▶ Given data:
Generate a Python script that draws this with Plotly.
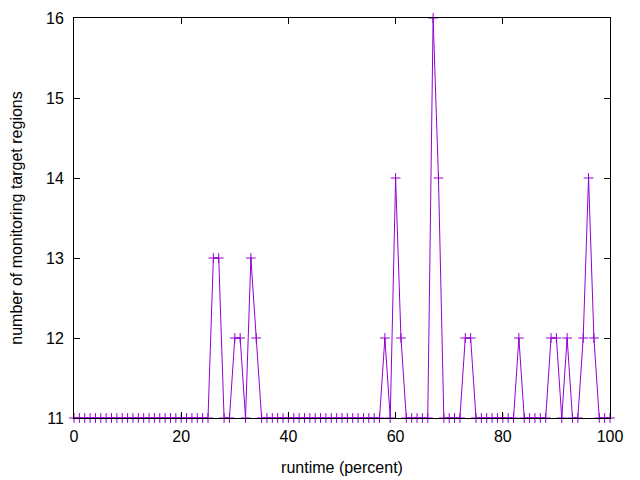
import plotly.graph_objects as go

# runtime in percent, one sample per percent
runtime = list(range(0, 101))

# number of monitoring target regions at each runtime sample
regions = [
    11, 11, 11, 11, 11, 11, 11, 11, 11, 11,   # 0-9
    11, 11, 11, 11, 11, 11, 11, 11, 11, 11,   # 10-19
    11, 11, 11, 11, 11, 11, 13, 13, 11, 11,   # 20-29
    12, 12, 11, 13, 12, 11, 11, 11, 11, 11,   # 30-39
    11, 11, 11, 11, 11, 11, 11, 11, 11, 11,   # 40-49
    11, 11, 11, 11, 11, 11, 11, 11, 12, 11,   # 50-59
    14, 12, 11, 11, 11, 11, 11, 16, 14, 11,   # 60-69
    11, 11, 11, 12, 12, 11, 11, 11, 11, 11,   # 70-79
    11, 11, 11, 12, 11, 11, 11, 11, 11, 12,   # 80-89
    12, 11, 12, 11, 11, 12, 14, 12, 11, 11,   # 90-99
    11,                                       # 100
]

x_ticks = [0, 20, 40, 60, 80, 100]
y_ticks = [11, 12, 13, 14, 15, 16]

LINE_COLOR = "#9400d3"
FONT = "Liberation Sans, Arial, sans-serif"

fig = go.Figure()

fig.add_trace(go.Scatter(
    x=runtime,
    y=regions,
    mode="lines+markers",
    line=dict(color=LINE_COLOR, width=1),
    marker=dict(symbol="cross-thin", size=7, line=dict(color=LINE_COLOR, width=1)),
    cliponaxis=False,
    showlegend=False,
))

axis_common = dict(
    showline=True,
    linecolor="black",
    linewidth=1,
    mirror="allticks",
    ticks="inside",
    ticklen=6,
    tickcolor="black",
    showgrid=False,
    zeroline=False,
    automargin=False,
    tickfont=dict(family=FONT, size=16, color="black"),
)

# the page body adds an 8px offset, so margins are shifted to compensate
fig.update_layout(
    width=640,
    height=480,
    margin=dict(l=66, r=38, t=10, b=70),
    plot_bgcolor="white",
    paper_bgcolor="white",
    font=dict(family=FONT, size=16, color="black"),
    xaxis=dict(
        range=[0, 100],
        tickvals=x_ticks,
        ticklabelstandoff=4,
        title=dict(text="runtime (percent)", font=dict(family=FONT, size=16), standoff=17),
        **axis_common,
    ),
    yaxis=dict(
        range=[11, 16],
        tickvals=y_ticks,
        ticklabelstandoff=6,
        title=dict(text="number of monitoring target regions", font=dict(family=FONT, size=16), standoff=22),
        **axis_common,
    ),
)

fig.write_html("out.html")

▶ Task statement: Write out each line of the listing above, exactly, from its first line to the line holding "fig = go.Figure()", inclusive. Skip the pictures.

▶ Response to this exercise:
Generate a Python script that draws this with Plotly.
import plotly.graph_objects as go

# runtime in percent, one sample per percent
runtime = list(range(0, 101))

# number of monitoring target regions at each runtime sample
regions = [
    11, 11, 11, 11, 11, 11, 11, 11, 11, 11,   # 0-9
    11, 11, 11, 11, 11, 11, 11, 11, 11, 11,   # 10-19
    11, 11, 11, 11, 11, 11, 13, 13, 11, 11,   # 20-29
    12, 12, 11, 13, 12, 11, 11, 11, 11, 11,   # 30-39
    11, 11, 11, 11, 11, 11, 11, 11, 11, 11,   # 40-49
    11, 11, 11, 11, 11, 11, 11, 11, 12, 11,   # 50-59
    14, 12, 11, 11, 11, 11, 11, 16, 14, 11,   # 60-69
    11, 11, 11, 12, 12, 11, 11, 11, 11, 11,   # 70-79
    11, 11, 11, 12, 11, 11, 11, 11, 11, 12,   # 80-89
    12, 11, 12, 11, 11, 12, 14, 12, 11, 11,   # 90-99
    11,                                       # 100
]

x_ticks = [0, 20, 40, 60, 80, 100]
y_ticks = [11, 12, 13, 14, 15, 16]

LINE_COLOR = "#9400d3"
FONT = "Liberation Sans, Arial, sans-serif"

fig = go.Figure()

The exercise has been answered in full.